• [DESCRIPTION OF THE TASK]: Extract the whole listing as it stands. Do not include the pictures.

• [DATASET CONTENT]:
------------------------------------------------------------
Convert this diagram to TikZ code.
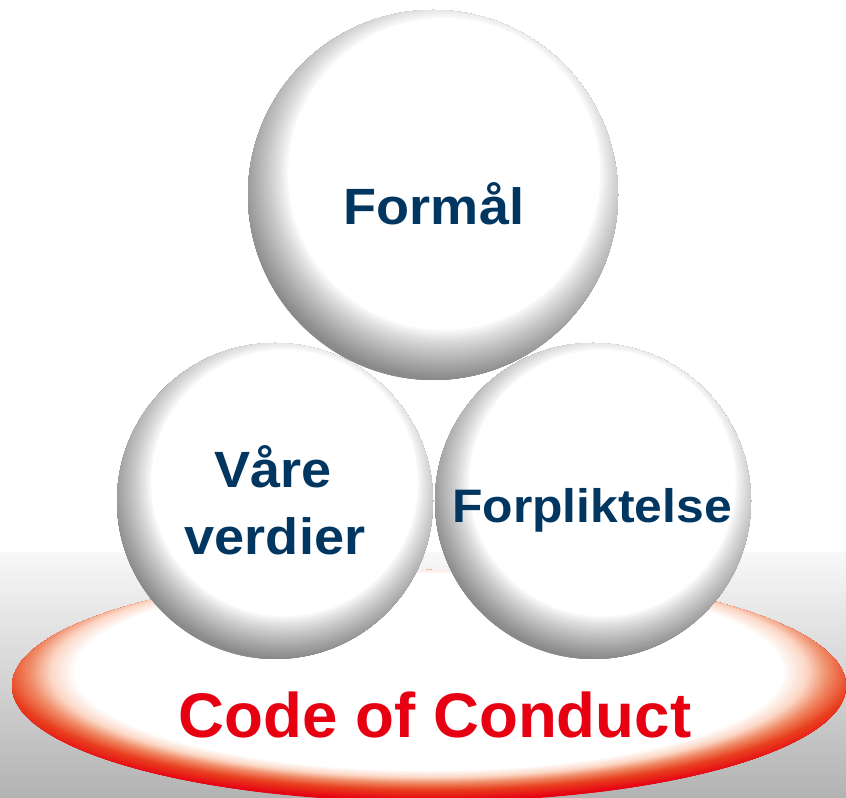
\documentclass[tikz,border=0pt]{standalone}
\usepackage{fontspec}
\newfontfamily\labfont[FakeStretch=1.06]{Liberation Sans}
\newfontfamily\cocfont[FakeStretch=1.01]{Liberation Sans}
\definecolor{navy}{HTML}{003660}
\definecolor{cocred}{HTML}{E60012}
\definecolor{discA}{HTML}{FBD6C4}
\definecolor{discB}{HTML}{F08A66}
\definecolor{discC}{HTML}{E8401F}
\tikzset{
  lab/.style={inner sep=0pt, anchor=base, text=navy},
  lab51/.style={lab, font=\labfont\bfseries\fontsize{51bp}{60bp}\selectfont},
  lab47/.style={lab, font=\labfont\bfseries\fontsize{47bp}{56bp}\selectfont},
  coc/.style={inner sep=0pt, anchor=base, text=cocred, font=\cocfont\bfseries\fontsize{63bp}{72bp}\selectfont}
}
% sphere: concentric rings around a highlight centre shifted up-right, clipped to the ball
\newcommand\drawsphere[3]{%
  \begin{scope}
    \clip (#1,#2) circle [radius=#3];
    \foreach \t in {1.135,1.130,...,0.846}{%
      \pgfmathsetmacro\p{min(46,46*(max(0.0001,(\t-0.843)/0.27))^0.85)}%
      \fill[black!\p] ({#1+0.06*#3},{#2+0.114*#3}) circle [radius={\t*#3}];
    }
    \fill[white] ({#1+0.06*#3},{#2+0.114*#3}) circle [radius={0.843*#3}];
  \end{scope}}
% disc ring: outer normalised radius, colour
\newcommand\discring[2]{%
  \fill[#2] (429,125.9) ellipse [x radius={#1*417}, y radius={#1*116}];}
\begin{document}
\begin{tikzpicture}[x=1bp,y=1bp]
\useasboundingbox (0,0) rectangle (846,798);
\fill[white] (0,0) rectangle (846,798);
% grey floor gradient
\shade[bottom color=black!30, top color=black!3] (0,0) rectangle (846,245);
% red disc
\begin{scope}
  \clip (429,112) ellipse [x radius=417, y radius=116];
  \discring{1.35}{cocred}
  \foreach \t in {1.110,1.105,...,1.021}{%
    \pgfmathsetmacro\w{max(0,min(100,(1.11-\t)/0.09*100))}%
    \discring{\t}{discC!\w!cocred}}
  \foreach \t in {1.020,1.015,...,0.961}{%
    \pgfmathsetmacro\w{max(0,min(100,(1.02-\t)/0.06*100))}%
    \discring{\t}{discB!\w!discC}}
  \foreach \t in {0.960,0.955,...,0.911}{%
    \pgfmathsetmacro\w{max(0,min(100,(0.96-\t)/0.05*100))}%
    \discring{\t}{discA!\w!discB}}
  \foreach \t in {0.910,0.905,...,0.851}{%
    \pgfmathsetmacro\w{max(0,min(100,(0.91-\t)/0.06*100))}%
    \discring{\t}{white!\w!discA}}
  \discring{0.850}{white}
\end{scope}
% lower spheres
\drawsphere{275}{297}{158}
\drawsphere{593}{297}{158}
% top sphere
\drawsphere{433}{603}{185}
% labels
\node[lab51] (formal) at (434,573) {Formål};
\node[lab51] (vare) at (273,310) {Våre};
\node[lab51] (verdier) at (275,243) {verdier};
\node[lab47] (forpl) at (592,275) {Forpliktelse};
\node[coc] (code) at (435,60) {Code of Conduct};
\end{tikzpicture}
\end{document}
------------------------------------------------------------
• [FULL RESPONSE]:
Convert this diagram to TikZ code.
\documentclass[tikz,border=0pt]{standalone}
\usepackage{fontspec}
\newfontfamily\labfont[FakeStretch=1.06]{Liberation Sans}
\newfontfamily\cocfont[FakeStretch=1.01]{Liberation Sans}
\definecolor{navy}{HTML}{003660}
\definecolor{cocred}{HTML}{E60012}
\definecolor{discA}{HTML}{FBD6C4}
\definecolor{discB}{HTML}{F08A66}
\definecolor{discC}{HTML}{E8401F}
\tikzset{
  lab/.style={inner sep=0pt, anchor=base, text=navy},
  lab51/.style={lab, font=\labfont\bfseries\fontsize{51bp}{60bp}\selectfont},
  lab47/.style={lab, font=\labfont\bfseries\fontsize{47bp}{56bp}\selectfont},
  coc/.style={inner sep=0pt, anchor=base, text=cocred, font=\cocfont\bfseries\fontsize{63bp}{72bp}\selectfont}
}
% sphere: concentric rings around a highlight centre shifted up-right, clipped to the ball
\newcommand\drawsphere[3]{%
  \begin{scope}
    \clip (#1,#2) circle [radius=#3];
    \foreach \t in {1.135,1.130,...,0.846}{%
      \pgfmathsetmacro\p{min(46,46*(max(0.0001,(\t-0.843)/0.27))^0.85)}%
      \fill[black!\p] ({#1+0.06*#3},{#2+0.114*#3}) circle [radius={\t*#3}];
    }
    \fill[white] ({#1+0.06*#3},{#2+0.114*#3}) circle [radius={0.843*#3}];
  \end{scope}}
% disc ring: outer normalised radius, colour
\newcommand\discring[2]{%
  \fill[#2] (429,125.9) ellipse [x radius={#1*417}, y radius={#1*116}];}
\begin{document}
\begin{tikzpicture}[x=1bp,y=1bp]
\useasboundingbox (0,0) rectangle (846,798);
\fill[white] (0,0) rectangle (846,798);
% grey floor gradient
\shade[bottom color=black!30, top color=black!3] (0,0) rectangle (846,245);
% red disc
\begin{scope}
  \clip (429,112) ellipse [x radius=417, y radius=116];
  \discring{1.35}{cocred}
  \foreach \t in {1.110,1.105,...,1.021}{%
    \pgfmathsetmacro\w{max(0,min(100,(1.11-\t)/0.09*100))}%
    \discring{\t}{discC!\w!cocred}}
  \foreach \t in {1.020,1.015,...,0.961}{%
    \pgfmathsetmacro\w{max(0,min(100,(1.02-\t)/0.06*100))}%
    \discring{\t}{discB!\w!discC}}
  \foreach \t in {0.960,0.955,...,0.911}{%
    \pgfmathsetmacro\w{max(0,min(100,(0.96-\t)/0.05*100))}%
    \discring{\t}{discA!\w!discB}}
  \foreach \t in {0.910,0.905,...,0.851}{%
    \pgfmathsetmacro\w{max(0,min(100,(0.91-\t)/0.06*100))}%
    \discring{\t}{white!\w!discA}}
  \discring{0.850}{white}
\end{scope}
% lower spheres
\drawsphere{275}{297}{158}
\drawsphere{593}{297}{158}
% top sphere
\drawsphere{433}{603}{185}
% labels
\node[lab51] (formal) at (434,573) {Formål};
\node[lab51] (vare) at (273,310) {Våre};
\node[lab51] (verdier) at (275,243) {verdier};
\node[lab47] (forpl) at (592,275) {Forpliktelse};
\node[coc] (code) at (435,60) {Code of Conduct};
\end{tikzpicture}
\end{document}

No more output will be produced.